======== Given information
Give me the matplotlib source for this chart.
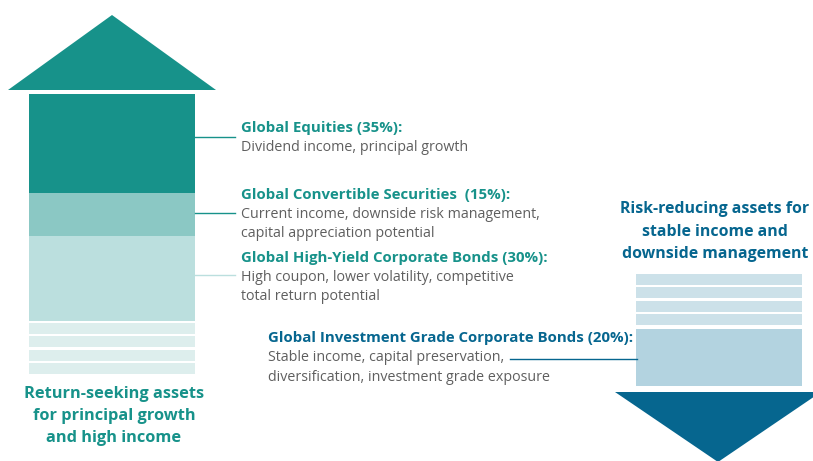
import matplotlib
matplotlib.use("Agg")
import matplotlib.pyplot as plt
from matplotlib.patches import Polygon
import numpy as np

# ---- data ----
left_names = ["Global Equities (35%):", "Global Convertible Securities  (15%):",
              "Global High-Yield Corporate Bonds (30%):"]
left_weights = [35, 15, 30]
left_desc = ["Dividend income, principal growth",
             "Current income, downside risk management,\ncapital appreciation potential",
             "High coupon, lower volatility, competitive\ntotal return potential"]
right_names = ["Global Investment Grade Corporate Bonds (20%):"]
right_weights = [20]
right_desc = ["Stable income, capital preservation,\ndiversification, investment grade exposure"]
left_title = "Return-seeking assets\nfor principal growth\nand high income"
right_title = "Risk-reducing assets for\nstable income and\ndownside management"

left_colors = ["#17928A", "#8BC8C4", "#BBDFDE"]
left_stripe = "#DDEEED"
right_colors = ["#B3D3E0"]
right_stripe = "#CCE1E9"
teal = "#17928A"
blue = "#06668F"
gray = "#5F5F5F"

W, H = 813, 461
fig = plt.figure(figsize=(W/100, H/100), dpi=100)
ax = fig.add_axes([0, 0, 1, 1])
ax.set_xlim(0, W)
ax.set_ylim(H, 0)
ax.axis("off")

FONT = "Open Sans"
BSZ = 10.8  # bold label size
RSZ = 10.3  # description size
TSZ = 11.8  # left title size
RTSZ = 11.4  # right title size
scale = 2.84  # px per percentage point


def lines(x, y0, text, step, **kw):
    for k, ln in enumerate(text.split("\n")):
        ax.text(x, y0 + k * step, ln, va="center", family=FONT, **kw)


# ---- left column ----
lx0, lx1 = 29, 195
top = 94
for w, c in zip(left_weights, left_colors):
    h = w * scale
    ax.bar((lx0 + lx1) / 2, h, width=lx1 - lx0, bottom=top, color=c, linewidth=0)
    top += h
for y0 in [323, 336, 350, 363]:
    ax.bar((lx0 + lx1) / 2, 11, width=lx1 - lx0, bottom=y0, color=left_stripe, linewidth=0)
ax.add_patch(Polygon([(8, 90), (216, 90), (112, 15)], closed=True, color=teal, lw=0))

# connectors and labels
conn_y = [137, 213, 275]
conn_c = [teal, teal, "#BBDFDE"]
name_y = [128, 195, 258]
for i in range(3):
    ax.plot([lx1, 235], [conn_y[i], conn_y[i]], color=conn_c[i], lw=1.0)
    ax.text(241, name_y[i], left_names[i], color=teal, fontsize=BSZ, fontweight="bold",
            family=FONT, va="center", ha="left")
    lines(241, name_y[i] + 19, left_desc[i], 19, color=gray, fontsize=RSZ, ha="left")

lines(114, 394, left_title, 22, color=teal, fontsize=TSZ, fontweight="bold", ha="center")

# ---- right column ----
rx0, rx1 = 636, 802
for y0 in [274, 287, 301, 314]:
    ax.bar((rx0 + rx1) / 2, 11, width=rx1 - rx0, bottom=y0, color=right_stripe, linewidth=0)
rtop = 329
for w, c in zip(right_weights, right_colors):
    ax.bar((rx0 + rx1) / 2, w * scale, width=rx1 - rx0, bottom=rtop, color=c, linewidth=0)
    rtop += w * scale
ax.add_patch(Polygon([(615, 392), (821, 392), (718, 462)], closed=True, color=blue, lw=0))

ax.plot([510, 637], [359, 359], color=blue, lw=1.0)
ax.text(268, 338, right_names[0], color=blue, fontsize=BSZ, fontweight="bold",
        family=FONT, va="center", ha="left")
lines(268, 357, right_desc[0], 20, color=gray, fontsize=RSZ, ha="left")

lines(715, 209, right_title, 22.5, color=blue, fontsize=RTSZ, fontweight="bold", ha="center")

fig.savefig("out.png", dpi=100)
================
● Set problem:
Review the material and copy each line in which the word "matplotlib" appears.

● Complete answer:
Give me the matplotlib source for this chart.
import matplotlib
matplotlib.use("Agg")
import matplotlib.pyplot as plt
from matplotlib.patches import Polygon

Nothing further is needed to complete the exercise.